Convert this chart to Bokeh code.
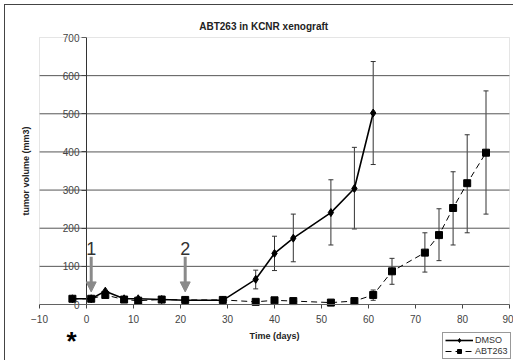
from bokeh.plotting import figure
from bokeh.models import (FixedTicker, Label, ColumnDataSource, Whisker, TeeHead,
                          Arrow, NormalHead, Legend, LegendItem, BoxAnnotation, Range1d)
from bokeh.embed import file_html
from bokeh.resources import INLINE

# ---- data ----
dmso_days = [-3, 1, 4, 8, 11, 16, 21, 29, 36, 40, 44, 52, 57, 61]
dmso_vol = [15, 15, 35, 15, 15, 13, 11, 11, 66, 134, 174, 241, 304, 502]
dmso_err_days = [36, 40, 44, 52, 57, 61]
dmso_err_lo = [41, 89, 112, 156, 198, 367]
dmso_err_hi = [90, 179, 237, 327, 412, 637]

abt_days = [-3, 1, 4, 8, 11, 16, 21, 29, 36, 40, 44, 52, 57, 61, 65, 72, 75, 78, 81, 85]
abt_vol = [15, 15, 25, 13, 10, 13, 12, 12, 7, 11, 9, 5, 9, 25, 87, 136, 182, 253, 318, 398]
abt_err_days = [61, 65, 72, 75, 78, 81, 85]
abt_err_lo = [11, 53, 85, 115, 156, 188, 237]
abt_err_hi = [38, 121, 188, 251, 348, 445, 560]

x_ticks = [-10, 0, 10, 20, 30, 40, 50, 60, 70, 80, 90]
y_ticks = [0, 100, 200, 300, 400, 500, 600, 700]
treat_days = [1, 21]
treat_labels = ["1", "2"]

FONT = "Liberation Sans"
XMIN, XMAX, YMIN, YMAX = -10, 90, 0, 700

# canvas 509x356; plot area spans canvas px 34..504 (x) and 32..299 (y)
W, H = 509, 356
L, R, T, B = 34, 504, 32, 299
xs = (XMAX - XMIN) / (R - L)
ys = (YMAX - YMIN) / (B - T)
x_range = Range1d(XMIN - L * xs, XMAX + (W - R) * xs)
y_range = Range1d(YMIN - (H - B) * ys, YMAX + T * ys)

p = figure(width=W, height=H, output_backend="svg", toolbar_location=None,
           x_range=x_range, y_range=y_range,
           min_border_left=0, min_border_right=0, min_border_top=0, min_border_bottom=0)
p.title.visible = False
p.styles = {"margin-left": "4px", "margin-top": "4px",
            "border-left": "1px solid #444", "border-top": "1px solid #444"}
p.outline_line_color = None
p.xgrid.visible = False
p.ygrid.visible = False

# horizontal grid lines across the plot area
gy = y_ticks[1:-1]
p.segment(x0=[XMIN] * len(gy), y0=gy, x1=[XMAX] * len(gy), y1=gy,
          line_color="#555555", line_width=1)
p.add_layout(BoxAnnotation(left=XMIN, right=XMAX, bottom=YMIN, top=YMAX,
                           fill_alpha=0, line_color="#a8a8a8", line_width=1))

ax = p.xaxis[0]
ax.fixed_location = 0
ax.bounds = (XMIN, XMAX)
ax.ticker = FixedTicker(ticks=x_ticks)
ax.axis_line_color = "#444444"
ax.major_tick_line_color = "#444444"
ax.major_tick_out = 4
ax.major_tick_in = 0
ax.minor_tick_line_color = None
ax.major_label_text_font = FONT
ax.major_label_text_font_size = "10px"
ax.major_label_text_color = "#444444"
ax.major_label_standoff = 6
ax.axis_label = "Time (days)"
ax.axis_label_text_font = FONT
ax.axis_label_text_font_style = "bold"
ax.axis_label_text_font_size = "9px"
ax.axis_label_text_color = "#222222"
ax.axis_label_standoff = 5

ay = p.yaxis[0]
ay.fixed_location = 0
ay.bounds = (YMIN, YMAX)
ay.ticker = FixedTicker(ticks=y_ticks)
ay.axis_line_color = "#333333"
ay.major_tick_line_color = "#444444"
ay.major_tick_out = 5
ay.major_tick_in = 0
ay.minor_tick_line_color = None
ay.major_label_text_font = FONT
ay.major_label_text_font_size = "10px"
ay.major_label_text_color = "#444444"
ay.major_label_standoff = 2
ay.axis_label = "tumor volume (mm3)"
ay.axis_label_text_font = FONT
ay.axis_label_text_font_style = "bold"
ay.axis_label_text_font_size = "9px"
ay.axis_label_text_color = "#222222"
ay.axis_label_standoff = 29

p.add_layout(Label(x=37.7, y=729, text="ABT263 in KCNR xenograft", text_align="center",
                   text_baseline="middle", text_font=FONT, text_font_size="10px",
                   text_font_style="bold", text_color="#222222"))

# error bars
for d, lo, hi in [(dmso_err_days, dmso_err_lo, dmso_err_hi), (abt_err_days, abt_err_lo, abt_err_hi)]:
    src = ColumnDataSource(dict(base=d, lower=lo, upper=hi))
    p.add_layout(Whisker(base="base", lower="lower", upper="upper", source=src,
                         line_color="#333333", line_width=1,
                         upper_head=TeeHead(size=5, line_color="#333333", line_width=1),
                         lower_head=TeeHead(size=5, line_color="#333333", line_width=1)))

# series
l1 = p.line(dmso_days, dmso_vol, line_color="black", line_width=1.6)
m1 = p.scatter(dmso_days, dmso_vol, marker="diamond", size=8, fill_color="black", line_color="black")
l2 = p.line(abt_days, abt_vol, line_color="black", line_width=1, line_dash="6 4")
m2 = p.scatter(abt_days, abt_vol, marker="square", size=7, fill_color="black", line_color="black")

# treatment arrows
for d, t in zip(treat_days, treat_labels):
    p.add_layout(Arrow(x_start=d, y_start=125, x_end=d, y_end=33, line_color="#8a8a8a",
                       line_width=3,
                       end=NormalHead(size=10, fill_color="#8a8a8a", line_color="#8a8a8a")))
    p.add_layout(Label(x=d, y=147, text=t, text_align="center", text_baseline="middle",
                       text_font=FONT, text_font_size="18px", text_color="#333333"))
p.add_layout(Label(x=-3.2, y=-95, text="*", text_align="center", text_baseline="middle",
                   text_font=FONT, text_font_size="26px", text_font_style="bold",
                   text_color="black"))

leg = Legend(items=[LegendItem(label="DMSO", renderers=[l1, m1]),
                    LegendItem(label="ABT263", renderers=[l2, m2])],
             location=(437, 2), label_text_font=FONT, label_text_font_size="9px",
             label_text_color="#333333", glyph_width=28, glyph_height=10, label_height=10,
             label_standoff=2, padding=2, spacing=1, margin=0,
             border_line_color="#333333", border_line_width=1)
p.add_layout(leg)

open("out.html", "w").write(file_html(p, INLINE))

·····

◆ **SET PROBLEM**: Return exactly what appears from the opening line of the material through the line with "from bokeh.resources import INLINE", apart from the pictures.

◆ **ANSWER TO THIS EXERCISE**:
Convert this chart to Bokeh code.
from bokeh.plotting import figure
from bokeh.models import (FixedTicker, Label, ColumnDataSource, Whisker, TeeHead,
                          Arrow, NormalHead, Legend, LegendItem, BoxAnnotation, Range1d)
from bokeh.embed import file_html
from bokeh.resources import INLINE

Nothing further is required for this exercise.